Hier wirft sich zunächst die Frage auf: woher kommt dieser bedeutende Ueberschuss der erwachsenen weiblichen über die männliche Bevölkerung? Ich will versuchen, dieselbe mit ein paar kurzen Andeutungen zu beantworten. Drei Ursachen scheinen mir besonders in Betracht zu kommen:
1. die zahlreichen Bedrohungen, welchen das männliche Leben in den mittelalterlichen Städten infolge der fortwährenden Fehden, der blutigen Bürgerzwiste und der gefahrvollen Handelsreisen ausgesetzt war;
2. die grössere Sterblichkeit der Männer bei den oft sich wiederholenden pestartigen Krankheiten. Mindestens weisen auf eine derartige Vermutung hin die stärkeren Ziffern für die Frauen, welche regelmässig nach Pestjahren in den Frankfurter Steuerlisten auftreten[3];
3. die Unmässigkeit der Männer in jeder Art von Genuss.
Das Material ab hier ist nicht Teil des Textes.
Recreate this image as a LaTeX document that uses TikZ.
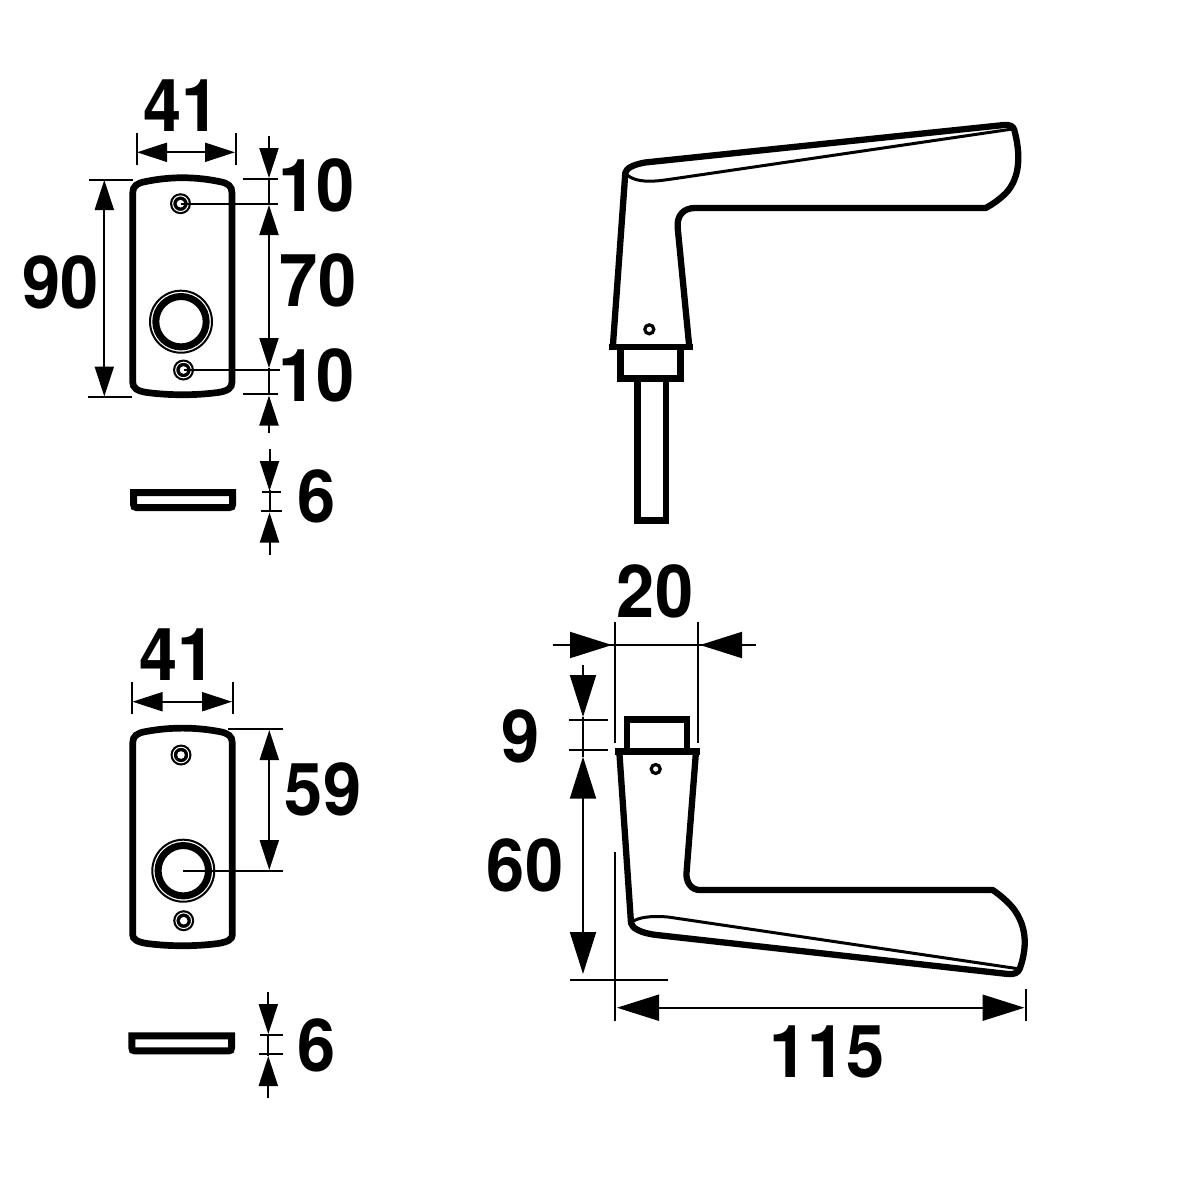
\documentclass[tikz,border=0pt]{standalone}
\usepackage{fontspec}
\setmainfont[FakeStretch=0.94]{TeX Gyre Heros}
\usetikzlibrary{arrows.meta}
\tikzset{
  dimtext/.style={inner sep=0pt,outer sep=0pt,font=\fontsize{73}{73}\selectfont\bfseries},
  thinl/.style={line width=2pt,line cap=butt},
  outline/.style={line width=6.7pt,line join=miter,line cap=butt},
  sm/.style={thinl,-{Triangle[length=30pt,width=19pt,sep=0pt]}},
  smb/.style={thinl,{Triangle[length=30pt,width=19pt]}-{Triangle[length=30pt,width=19pt]}},
  lg/.style={thinl,-{Triangle[length=42pt,width=26pt]}},
  lgb/.style={thinl,{Triangle[length=42pt,width=26pt]}-{Triangle[length=42pt,width=26pt]}},
}
\newcommand{\smallscrew}[2]{%
  \fill[black] (#1,#2) circle[radius=10.5pt];
  \draw[white,line width=1pt] (#1,#2) circle[radius=7.8pt];
  \fill[white] (#1,#2) circle[radius=3.8pt];
}
\newcommand{\bigring}[2]{%
  \draw[line width=2pt] (#1,#2) circle[radius=31pt];
  \draw[line width=7pt] (#1,#2) circle[radius=25.2pt];
}
\newcommand{\pinhole}[2]{\draw[line width=3.2pt] (#1,#2) circle[radius=4.5pt];}
\begin{document}
\begin{tikzpicture}[x=1pt,y=-1pt]
\useasboundingbox (0,0) rectangle (1181,1181);
\fill[white] (0,0) rectangle (1181,1181);

%% ---- top plate
\draw[outline] (132.7,193) .. controls (132.7,186) and (137,183) .. (146,181.5)
  .. controls (170,176.5) and (195,176.5) .. (219,181.5)
  .. controls (228,183) and (232,186) .. (232,193)
  -- (232,382) .. controls (232,388) and (228,391) .. (218,392.5)
  .. controls (195,395.5) and (170,395.5) .. (147,392.5)
  .. controls (137,391) and (132.7,388) .. (132.7,382) -- cycle;
\smallscrew{180.5}{203.7}
\smallscrew{183.5}{370}
\bigring{181}{321.7}
% 41
\draw[thinl] (136.5,133) -- (136.5,165);
\draw[thinl] (235.5,133) -- (235.5,165);
\draw[smb] (137,152.3) -- (235,152.3);
\node[dimtext] (t41a) at (181.5,106) {41};
% 90
\draw[thinl] (89,179.5) -- (132.7,179.5);
\draw[thinl] (88,397) -- (132,397);
\draw[smb] (104.3,180) -- (104.3,396.5);
\node[dimtext] (t90) at (60.7,282) {90};
% right chain
\draw[thinl] (243,179) -- (278,179);
\draw[thinl] (180.5,203.7) -- (278,203.7);
\draw[thinl] (183.5,370) -- (280,370);
\draw[thinl] (243,394) -- (278,394);
\draw[sm] (269,136) -- (269,178);
\draw[smb] (269,205) -- (269,368);
\draw[thinl] (269,178) -- (269,205);
\draw[sm] (269,433) -- (269,395.5);
\draw[thinl] (269,368) -- (269,395);
\node[dimtext] (t10a) at (316.5,185) {10};
\node[dimtext] (t70) at (318,280) {70};
\node[dimtext] (t10b) at (316.5,375) {10};
% slot + 6
\draw[outline,line width=7pt] (133.5,492.5) -- (232.7,492.5) -- (232.7,504)
  .. controls (232.7,506.5) and (231.5,507.5) .. (229.5,507.5) -- (136.5,507.5)
  .. controls (134.5,507.5) and (133.5,506.5) .. (133.5,504) -- cycle;
\draw[thinl] (262,492) -- (281,492);
\draw[thinl] (261,511) -- (282,511);
\draw[thinl] (269.5,490) -- (269.5,512);
\draw[sm] (269.5,449) -- (269.5,491);
\draw[sm] (269.5,555) -- (269.5,512.5);
\node[dimtext] (t6a) at (317,496) {6};

%% ---- bottom plate
\draw[outline] (132.7,743) .. controls (132.7,736) and (137,733) .. (146,731.5)
  .. controls (170,727) and (195,727) .. (219,731.5)
  .. controls (228,733) and (232.3,736) .. (232.3,743)
  -- (232.3,935) .. controls (232.3,939) and (228,942) .. (218,943.5)
  .. controls (195,946.5) and (170,946.5) .. (147,943.5)
  .. controls (137,942) and (132.7,939) .. (132.7,935) -- cycle;
\smallscrew{181}{755}
\smallscrew{183.7}{920.7}
\bigring{183.3}{870.7}
% 41
\draw[thinl] (132,682) -- (132,714);
\draw[thinl] (232.7,682) -- (232.7,714);
\draw[smb] (132.5,701.7) -- (232,701.7);
\node[dimtext] (t41b) at (177.5,655) {41};
% 59
\draw[thinl] (228,729) -- (282.7,729);
\draw[thinl] (183.3,870.7) -- (282.7,870.7);
\draw[smb] (269.3,730) -- (269.3,870);
\node[dimtext] (t59) at (323,789) {59};
% slot + 6
\draw[outline,line width=7pt] (131.8,1035.8) -- (231.6,1035.8) -- (231.6,1047.5)
  .. controls (231.6,1050) and (230.5,1050.9) .. (228.5,1050.9) -- (134.8,1050.9)
  .. controls (132.8,1050.9) and (131.8,1050) .. (131.8,1047.5) -- cycle;
\draw[thinl] (260,1035.3) -- (283,1035.3);
\draw[thinl] (259,1054.3) -- (283,1054.3);
\draw[thinl] (268.3,1034) -- (268.3,1056);
\draw[sm] (268.3,992) -- (268.3,1034);
\draw[sm] (268.3,1098) -- (268.3,1056);
\node[dimtext] (t6b) at (316.7,1045) {6};

%% ---- upper handle
\draw[outline] (637.3,382) -- (637.3,520.7) -- (666,520.7) -- (666,382);
\draw[outline] (620.5,350) -- (620.5,378.5) -- (680.5,378.5) -- (680.5,350);
\draw[outline] (609,347) -- (693,347);
\draw[outline,line width=6.3pt,line join=round] (612.8,347) -- (625.3,173)
  .. controls (626,168) and (634,164.5) .. (645,162.5)
  -- (1004,125) .. controls (1010,124.6) and (1013,126) .. (1014.3,130)
  .. controls (1021,155) and (1020,178) .. (1006,193)
  .. controls (1000,199) and (993,204) .. (985.7,208)
  -- (695,208) .. controls (684,208) and (676.5,215) .. (677.7,228)
  -- (689.3,347);
\draw[line width=3pt] (625.5,173) .. controls (630,179) and (640,182) .. (655,181)
  .. controls (660,180.8) and (666,179.8) .. (672,179) -- (1016,128.5);
\pinhole{649.3}{329.3}

%% ---- lower handle
\draw[outline] (627,751) -- (627,719.5) -- (687,719.5) -- (687,751);
\draw[outline] (615.3,751.5) -- (700,751.5);
\draw[outline,line width=6.3pt,line join=round] (619.3,751.5) -- (631,923)
  .. controls (632,928) and (640,933) .. (656.7,935)
  -- (1008,974) .. controls (1014,974.5) and (1018.5,973) .. (1020,968)
  .. controls (1028,945) and (1026,925) .. (1013,908)
  .. controls (1007,901) and (1000,895) .. (992.7,890)
  -- (700,890) .. controls (691,890) and (686,882) .. (686.5,873)
  -- (696,751.5);
\draw[line width=3pt] (632,922) .. controls (638,917.5) and (650,915.5) .. (668,917)
  -- (1020,969);
\pinhole{655.7}{769}

%% ---- lower handle dimensions
\draw[thinl] (614.7,622) -- (614.7,743);
\draw[thinl] (698.3,622) -- (698.3,743);
\draw[thinl] (552.7,645) -- (755.7,645);
\draw[lg] (552.7,645) -- (612,645);
\draw[lg] (755.7,645) -- (700,645);
\node[dimtext] (t20) at (655,591.7) {20};
\draw[thinl] (569,720) -- (608,720);
\draw[thinl] (569,749.7) -- (608,749.7);
\draw[thinl] (583,717) -- (583,757);
\draw[lg] (583,665) -- (583,717);
\draw[lgb] (583,756.7) -- (583,974);
\node[dimtext] (t9) at (520.7,736.7) {9};
\node[dimtext] (t60) at (525,865) {60};
\draw[thinl] (570,980) -- (667.7,980);
\draw[thinl] (615.3,852) -- (615.3,1020.7);
\draw[thinl] (1025.7,989) -- (1025.7,1021);
\draw[lgb] (617,1007.7) -- (1024.5,1007.7);
\node[dimtext] (t115) at (827,1052) {115};
\end{tikzpicture}
\end{document}
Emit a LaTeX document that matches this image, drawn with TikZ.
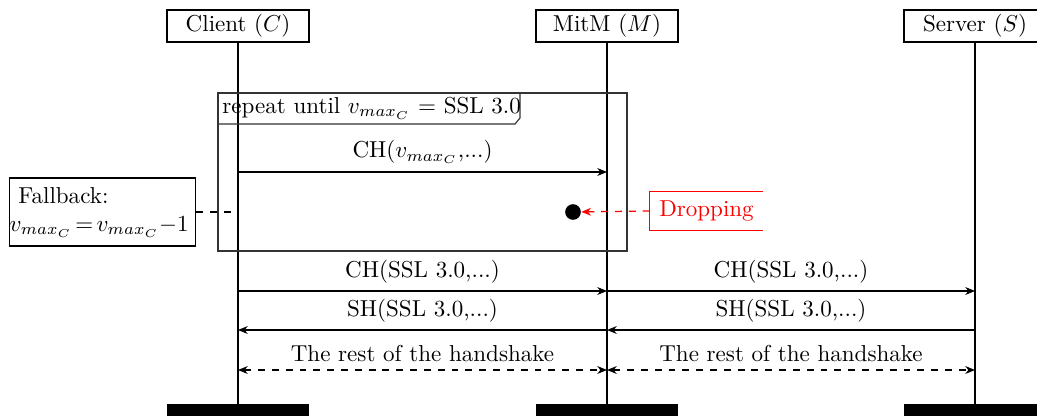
\documentclass[tikz,border=0pt]{standalone}
\usetikzlibrary{arrows.meta}
\begin{document}
\begin{tikzpicture}[x=0.434pt,y=-0.434pt,
  actor/.style={draw, line width=0.6pt, minimum width=61.6pt, minimum height=13.9pt, inner sep=0pt, fill=white},
  lifeline/.style={line width=0.8pt},
  endbar/.style={fill=black},
  msg/.style={line width=0.55pt, -{Stealth[length=4.2pt,width=3.4pt,inset=1.3pt]}},
  restmsg/.style={line width=0.55pt, dashed, {Stealth[length=4.2pt,width=3.4pt,inset=1.3pt]}-{Stealth[length=4.2pt,width=3.4pt,inset=1.3pt]}},
  lbl/.style={above, inner sep=3.3pt},
  frame/.style={draw=black!80, line width=0.5pt},
  note/.style={draw, line width=0.5pt, minimum width=81pt, minimum height=29.5pt, inner sep=0pt},
]
\useasboundingbox (0,0) rectangle (1037,416);
\clip (0,0) rectangle (1037,416);

% participants
\node[actor] (cli) at (238,26) {Client ($C$)};
\node[actor] (mim) at (607,26) {MitM ($M$)};
\node[actor] (srv) at (975,26) {Server ($S$)};

% end-of-thread bars
\path[endbar] (167,404) rectangle (309,424);
\path[endbar] (536,404) rectangle (678,424);
\path[endbar] (904,404) rectangle (1046,424);
\coordinate (cliend) at (238,404);
\coordinate (mimend) at (607,404);
\coordinate (srvend) at (975,404);

% lifelines
\draw[lifeline] (cli.south) -- (cliend);
\draw[lifeline] (mim.south) -- (mimend);
\draw[lifeline] (srv.south) -- (srvend);

% repeat frame with its label tab
\draw[frame] (218,93) rectangle (627,251);
\draw[frame] (218,93) -- (520,93) -- (520,118) -- (515,124) -- (218,124);
\node[anchor=west, inner sep=0pt] (rep) at (222,108) {repeat until $v_{max_C}$ = SSL 3.0};

% points on the lifelines
\coordinate (c1) at (238,172);
\coordinate (m1) at (607,172);
\coordinate (cf) at (238,212);
\coordinate (c2) at (238,291);
\coordinate (m2) at (607,291);
\coordinate (s2) at (975,291);
\coordinate (c3) at (238,330);
\coordinate (m3) at (607,330);
\coordinate (s3) at (975,330);
\coordinate (c4) at (238,370);
\coordinate (m4) at (607,370);
\coordinate (s4) at (975,370);

% first ClientHello inside the loop
\draw[msg] (c1) -- node[lbl] {CH($v_{max_C}$,...)} (m1);

% fallback note
\node[note] (fb) at (102.5,212) {};
\node[anchor=west, inner sep=0pt] (fbtitle) at (18,196) {Fallback:};
\node[anchor=east, inner sep=0pt] (fbrule) at (189,227)
  {$v_{max_C} \mkern-2.5mu=\mkern-2.5mu v_{max_C}{-}1$};
\draw[line width=0.5pt, dashed] (fb.east) -- (cf);

% dropped message
\node[circle, fill=black, minimum size=6.8pt, inner sep=0pt] (dot) at (573,212) {};
\node[red, minimum width=49pt, minimum height=16.5pt, inner sep=0pt] (drop) at (706.5,211) {Dropping};
\draw[red, line width=0.5pt] (drop.north east) -- (drop.north west) -- (drop.south west) -- (drop.south east);
\draw[red, line width=0.55pt, dashed, -{Stealth[length=4.2pt,width=3.4pt,inset=1.3pt]}] (drop.west) -- (dot);

% handshake after fallback
\draw[msg] (c2) -- node[lbl] {CH(SSL 3.0,...)} (m2);
\draw[msg] (m2) -- node[lbl] {CH(SSL 3.0,...)} (s2);
\draw[msg] (s3) -- node[lbl] {SH(SSL 3.0,...)} (m3);
\draw[msg] (m3) -- node[lbl] {SH(SSL 3.0,...)} (c3);
\draw[restmsg] (c4) -- node[lbl] {The rest of the handshake} (m4);
\draw[restmsg] (m4) -- node[lbl] {The rest of the handshake} (s4);
\end{tikzpicture}
\end{document}
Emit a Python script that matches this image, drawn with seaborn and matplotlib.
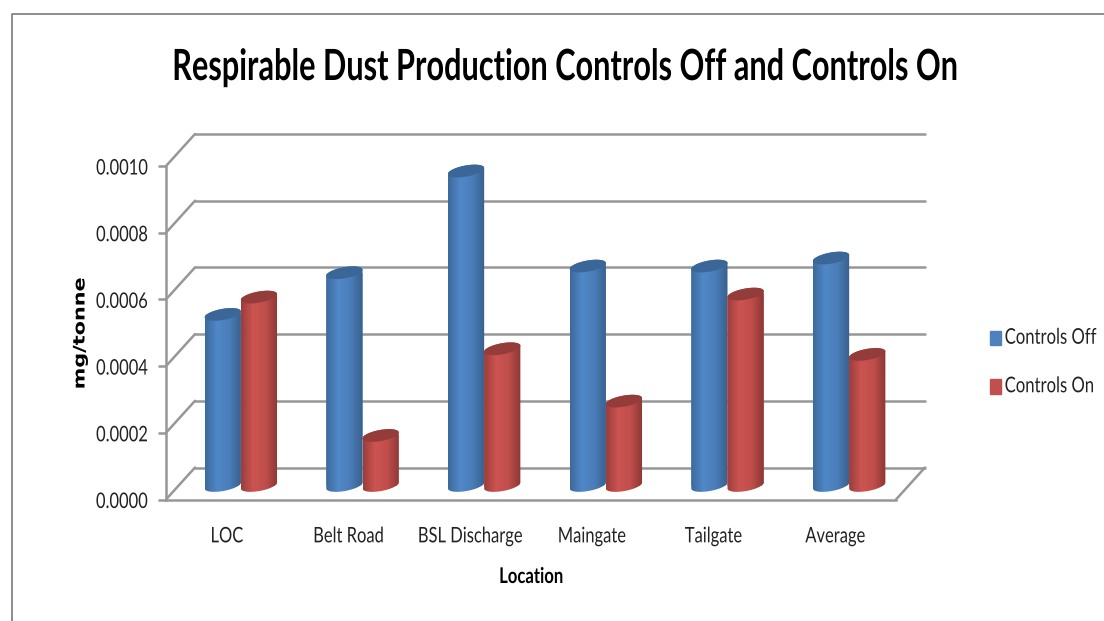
import numpy as np
import pandas as pd
import matplotlib
matplotlib.use("Agg")
import matplotlib.pyplot as plt
import matplotlib.patheffects as pe
import seaborn as sns
from matplotlib.colors import LinearSegmentedColormap
from matplotlib.lines import Line2D
from matplotlib.patches import Patch, Polygon
from matplotlib.transforms import Affine2D

locations = ["LOC", "Belt Road", "BSL Discharge", "Maingate", "Tailgate", "Average"]
controls_off = [0.000513, 0.000638, 0.000943, 0.000658, 0.000658, 0.000682]
controls_on = [0.000565, 0.00015, 0.00041, 0.000253, 0.000574, 0.000393]
y_ticks = [0.0, 0.0002, 0.0004, 0.0006, 0.0008, 0.0010]
series_names = ["Controls Off", "Controls On"]

GREY = "#979797"
W, H = 1104, 621
# front plane of the fake 3D box, in pixels
LEFT, RIGHT, TOP, BOTTOM = 166, 896, 166, 499.5
BELOW = 20  # room under the cylinders for the rounded base


class Stretch(pe.AbstractPathEffect):
    # the reference was stretched when it was saved, text looks condensed
    def __init__(self, sx=1.0, sy=1.0, dy=0):
        super().__init__()
        self.sx, self.sy, self.dy = sx, sy, dy

    def draw_path(self, renderer, gc, tpath, affine, rgbFace=None):
        tr = Affine2D().scale(self.sx, self.sy) + affine + Affine2D().translate(0, self.dy)
        renderer.draw_path(gc, tpath, tr, rgbFace)


tall = [Stretch(sy=1.3)]

sns.set_style("white")
plt.rcParams["font.family"] = ["Lato", "DejaVu Sans"]

df = pd.DataFrame({
    "Location": locations * 2,
    "value": controls_off + controls_on,
    "series": [series_names[0]] * 6 + [series_names[1]] * 6,
})

fig = plt.figure(figsize=(W / 100, H / 100), dpi=100, facecolor="white")
ax = fig.add_axes([LEFT / W, (H - BOTTOM) / H, (RIGHT - LEFT) / W, (BOTTOM - TOP) / H])
ax.set_xlim(-0.5, 5.5)
ax.set_ylim(0, 0.001)
# px to data
px_x = 6 / (RIGHT - LEFT)
px_y = 0.001 / (BOTTOM - TOP)

# walls and floor behind the bars
depth_x, depth_y = 29 * px_x, 32 * px_y
for t in y_ticks:
    ax.plot([-0.5, -0.5 + depth_x], [t, t + depth_y], color=GREY, lw=1.8, clip_on=False)
    ax.plot([-0.5 + depth_x, 5.5 + depth_x], [t + depth_y, t + depth_y], color=GREY, lw=1.8, clip_on=False)
ax.plot([5.5, 5.5 + depth_x], [0, depth_y], color=GREY, lw=1.8, clip_on=False)

ax.set_xticks(range(6))
ax.set_xticklabels(locations, fontsize=11.9, color="#222222")
ax.set_yticks(y_ticks)
ax.set_yticklabels([f"{t:.4f}" for t in y_ticks], fontsize=11.9, color="#222222")
ax.tick_params(axis="y", length=6, width=1.8, color=GREY, pad=7, left=True)
ax.tick_params(axis="x", length=0, pad=21.5)
ax.patch.set_alpha(0)
sns.despine(ax=ax, top=True, right=True)
for side in ["left", "bottom"]:
    ax.spines[side].set_color(GREY)
    ax.spines[side].set_linewidth(1.8)
for lab in ax.get_xticklabels():
    lab.set_path_effects(tall)
for lab in ax.get_yticklabels():
    lab.set_path_effects([Stretch(sy=1.3, dy=-2)])

# cylinders sit half way into the box
ax_bars = fig.add_axes([(LEFT + 14) / W, (H - BOTTOM + 14 - BELOW) / H,
                        (RIGHT - LEFT) / W, (BOTTOM - TOP + BELOW) / H])
ax_bars.patch.set_alpha(0)
sns.barplot(data=df, x="Location", y="value", hue="series", order=locations,
            palette=["#4f86c6", "#c9514f"], width=0.595, gap=0, legend=False,
            saturation=1, ax=ax_bars)

shades = [
    (["#3d6a9c", "#5088c8", "#4a7db8", "#38608d"], "#3b6798"),
    (["#9c3e3c", "#cc5451", "#c04e4b", "#8c3735"], "#943c3a"),
]
ang = np.linspace(0, 2 * np.pi, 80)
lower = np.linspace(np.pi, 2 * np.pi, 40)
upper = np.linspace(0, np.pi, 40)
z = 3
for container, (stops, lid) in zip(ax_bars.containers, shades):
    cmap = LinearSegmentedColormap.from_list("cyl", stops)
    for bar in container:
        x0, w, h = bar.get_x(), bar.get_width(), bar.get_height()
        cx = x0 + w / 2


        def rim(t, cy):
            return np.column_stack([
                cx + w / 2 * np.cos(t),
                cy + (5.6 * np.sin(t) + 3 * np.cos(t)) * px_y,
            ])

        outline = Polygon(np.vstack([rim(lower, 0), rim(upper, h)]), closed=True,
                          transform=ax_bars.transData)
        bar.set_zorder(z)
        bar.set_linewidth(0)
        bar.set_clip_path(outline)
        img = ax_bars.imshow(np.linspace(0, 1, 64).reshape(1, -1), cmap=cmap, aspect="auto",
                             extent=[x0, x0 + w, -12 * px_y, h + 12 * px_y], zorder=z + 0.1)
        img.set_clip_path(outline)
        ax_bars.add_patch(Polygon(rim(ang, h), closed=True, facecolor=lid, edgecolor="none",
                                  zorder=z + 0.2, clip_on=False))
    z += 1

ax_bars.set_xlim(-0.5, 5.5)
ax_bars.set_ylim(-BELOW * px_y, 0.001)
ax_bars.set_axis_off()

title = fig.text(564 / W, 1 - 80 / H, "Respirable Dust Production Controls Off and Controls On",
                 fontsize=22.1, fontweight="bold", color="black", ha="center", va="baseline")
title.set_path_effects([Stretch(sy=1.4)])
xlab = fig.text(531 / W, 1 - 583 / H, "Location", fontsize=12, fontweight="bold", color="black",
                ha="center", va="baseline")
xlab.set_path_effects(tall)
ylab = fig.text(80 / W, 1 - 346 / H, "mg/tonne", fontsize=11.5, fontweight="bold", color="black",
                rotation=90, ha="center", va="center", family="DejaVu Sans")
ylab.set_path_effects([Stretch(sx=1.3)])

handles = [Patch(color="#4f81bd"), Patch(color="#c0504d")]
leg = fig.legend(handles, series_names, loc="center left", bbox_to_anchor=(990 / W, 1 - 363 / H),
                 frameon=False, fontsize=12, handlelength=0.68, handleheight=0.95,
                 handletextpad=0.2, labelspacing=1.95, labelcolor="#222222", borderpad=0,
                 borderaxespad=0)
for lab in leg.get_texts():
    lab.set_path_effects(tall)

# outer chart border, cut off at the right and the bottom
fig.add_artist(Line2D([12 / W, 12 / W, 1], [0, 1 - 14 / H, 1 - 14 / H], color="#8c8c8c", lw=1.4))

fig.savefig("out.png", dpi=100)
Ausserdem ist wohl die Vermutung nicht abzuweisen, dass die städtische Berufsarbeit in engen, ungesunden Räumen, zwischen hohen, dicht zusammengerückten Häusermauern bei der Unvollkommenheit der technischen Hilfsmittel viel mehr aufreibende Muskelarbeit von den Männern erfordert habe, dass der Daseinskampf bei dem raschen Wechsel von guten und schlechten Jahren, von hohen und niederen Lebensmittelpreisen, von Ueberfluss und Mangel für sie, wenn auch vielleicht im ganzen nicht schwieriger, so doch unregelmässiger und wechselvoller sich gestaltet haben müsse als in Zeiten besserer Gesundheitspflege und ausgebildeten nationalen und internationalen Verkehrs.
Welcher von diesen Entstehungsursachen nun auch der mittelalterliche Frauenüberschuss vorwiegend zuzuschreiben sein mag — sicher ist, dass er vorhanden war und dass er in mancherlei Verhältnissen des sozialen Lebens seinen Ausdruck fand. Sicher ist auch, dass die dadurch für zahlreiche Frauen gegebene Unmöglichkeit einer Versorgung in der Ehe zu Uebelständen führte, die das Mittelalter klar erkannte und auf seine eigene Art zu heilen suchte.